Only some information is meaningful though. Consider a word document with a random sequence of characters, a la infinite monkeys at typewriters. It's literally gibberish and not intelligible in any language. Colloquially, you would say there is no information in this document, but this is not strictly true. It has a bunch of symbols in a specific order, and it would be different from a document with the same symbols but in a different order. What the document lacks is meaning. This is how the colloquial and academic definitions of the term information are different.
In short, information is just symbols + the arrangement of symbols, and meaning is the significance of them.
Encoding information in physical objects
Let's go back to language for a bit. When you have an idea and want to save it for later, you write it down. But what are you actually doing to the paper? You're not embedding the idea in it; you're just putting a bunch of graphite on it. Where the meaning comes from is the fact that you know how to interpret the graphite as an idea.
In electronics, information is stored in binary: a series of zeros and ones. (These ones and zeros have meaning because we have collectively agreed that, for example, in a text document, 01000001 means the letter A.) However, you cannot put the concept of 0 or 1 in a rock, so you do things to the rock and interpret it as a 0 or 1.
Encoding information in microchips
What do they do to the rock? They make billions and billions of tiny holes and fill them with electrons. If the hole has a lot of electrons that's a 1 and if it's empty it's a 0. Each hole has a spigot to fill it with electrons, a drain to empty it, and a sensor to read how full the hole is. (There are other configurations of holes, spigots, drains, and sensors for different types of memory; this is just one of them.)
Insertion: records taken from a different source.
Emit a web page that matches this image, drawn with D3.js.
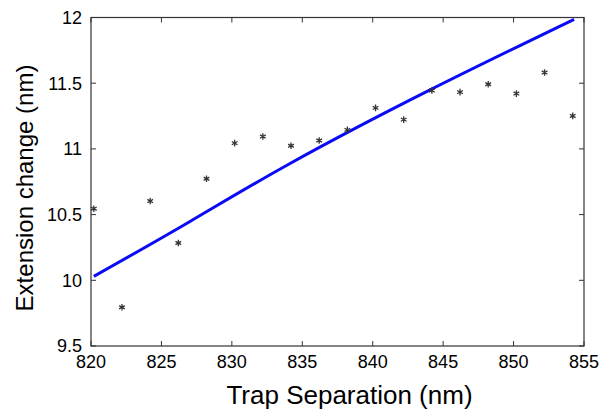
<!DOCTYPE html>
<html><head><meta charset="utf-8">
<script src="https://cdn.jsdelivr.net/npm/d3@7"></script>
<style>body{margin:0;background:#fff}svg{display:block}text{font-family:"Liberation Sans",Arial,sans-serif;fill:#000}</style>
</head><body><svg id="c" width="602" height="417"></svg>
<script>
const sepX = [820.2,822.2,824.2,826.2,828.2,830.2,832.2,834.2,836.2,838.2,840.2,842.2,844.2,846.2,848.2,850.2,852.2,854.2];
const extY = [10.545,9.795,10.603,10.284,10.773,11.044,11.094,11.024,11.064,11.145,11.312,11.223,11.444,11.432,11.492,11.421,11.581,11.251];
const fitX = [820.2,827.0,834.1,844.0,854.3];
const fitY = [10.03,10.446,10.887,11.445,11.986];
const xTicks = [820,825,830,835,840,845,850,855];
const yTicks = [9.5,10,10.5,11,11.5,12];

const svg = d3.select("#c");
const L=91,R=584,T=17.5,B=346;
const x = d3.scaleLinear().domain([820,855]).range([L,R]);
const y = d3.scaleLinear().domain([9.5,12]).range([B,T]);
const ax = "#333";
const g = svg.append("g");
// frame
g.append("rect").attr("x",L).attr("y",T).attr("width",R-L).attr("height",B-T).attr("fill","none").attr("stroke",ax).attr("stroke-width",1.2);
const tl=5;
xTicks.forEach(v=>{
  g.append("line").attr("x1",x(v)).attr("x2",x(v)).attr("y1",B).attr("y2",B-tl).attr("stroke",ax);
  g.append("line").attr("x1",x(v)).attr("x2",x(v)).attr("y1",T).attr("y2",T+tl).attr("stroke",ax);
  g.append("text").attr("x",x(v)).attr("y",368).attr("text-anchor","middle").attr("font-size",18).text(d3.format("d")(v));
});
yTicks.forEach(v=>{
  g.append("line").attr("x1",L).attr("x2",L+tl).attr("y1",y(v)).attr("y2",y(v)).attr("stroke",ax);
  g.append("line").attr("x1",R).attr("x2",R-tl).attr("y1",y(v)).attr("y2",y(v)).attr("stroke",ax);
  g.append("text").attr("x",82).attr("y",y(v)+6.3).attr("text-anchor","end").attr("font-size",18).text(String(v));
});
// fit line
const fit = fitX.map((v,i)=>[v,fitY[i]]);
g.append("path").datum(fit).attr("fill","none").attr("stroke","#0a0af5").attr("stroke-width",3)
 .attr("d",d3.line().x(d=>x(d[0])).y(d=>y(d[1])).curve(d3.curveNatural));
// points
const sym = d3.symbol().type(d3.symbolAsterisk).size(30);
sepX.forEach((v,i)=>{
  g.append("path").attr("d",sym()).attr("transform",`translate(${x(v)},${y(extY[i])})`)
   .attr("fill","none").attr("stroke","#333").attr("stroke-width",1.3);
});
// titles
g.append("text").attr("x",(L+R)/2+12).attr("y",404).attr("text-anchor","middle").attr("font-size",26).text("Trap Separation (nm)");
g.append("text").attr("transform","translate(33,188) rotate(-90)").attr("text-anchor","middle").attr("font-size",24).text("Extension change (nm)");
</script></body></html>
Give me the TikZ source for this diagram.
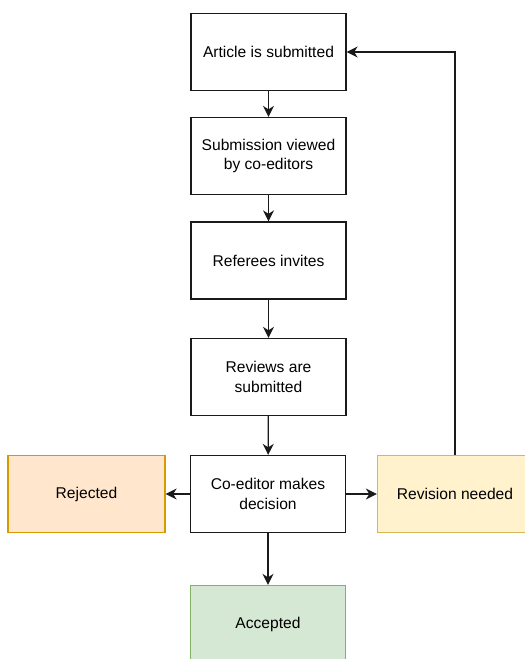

If you wanted to store the letter A (more specifically: the information that encodes the letter A) in the holes, you pick 8 consecutive holes and fill them or drain them accordingly. To read data you turn on the sensors and see if what holes are full or not, and then the computer translates the zeros and ones to symbols that humans can recognize and displays the human-readable symbols.
Consider the pigeon guided bomb, which is exactly what it sounds like. Pigeons were taught to identify targets on a screen and tap them with their beak, and the computers on board would adjust fins and thrusters in that direction. There is certainly a significance to their actions (people will die) but the pigeon doesn't know that. It only knows that if they tap the picture of a city on the screen they get treats.
We have tricked rocks into thinking because, like the pigeon, they are just following a sequence of instructions that looks like intelligent thought, but they don't actually know what they're doing. All they do is shuffle around information.
holes with electrons -> binary (information to information)
binary -> human-readable symbols (information to information)
human-readable symbols -> ideas (information to meaning)
Computers can turn information into other types of information, but only humans can get meaning out of it.
If you're interested in any of these topics, I would highly recommend John Searle's philosophy of mind lecture series, which is free on YouTube. It also covers computers and artificial intelligence within this context.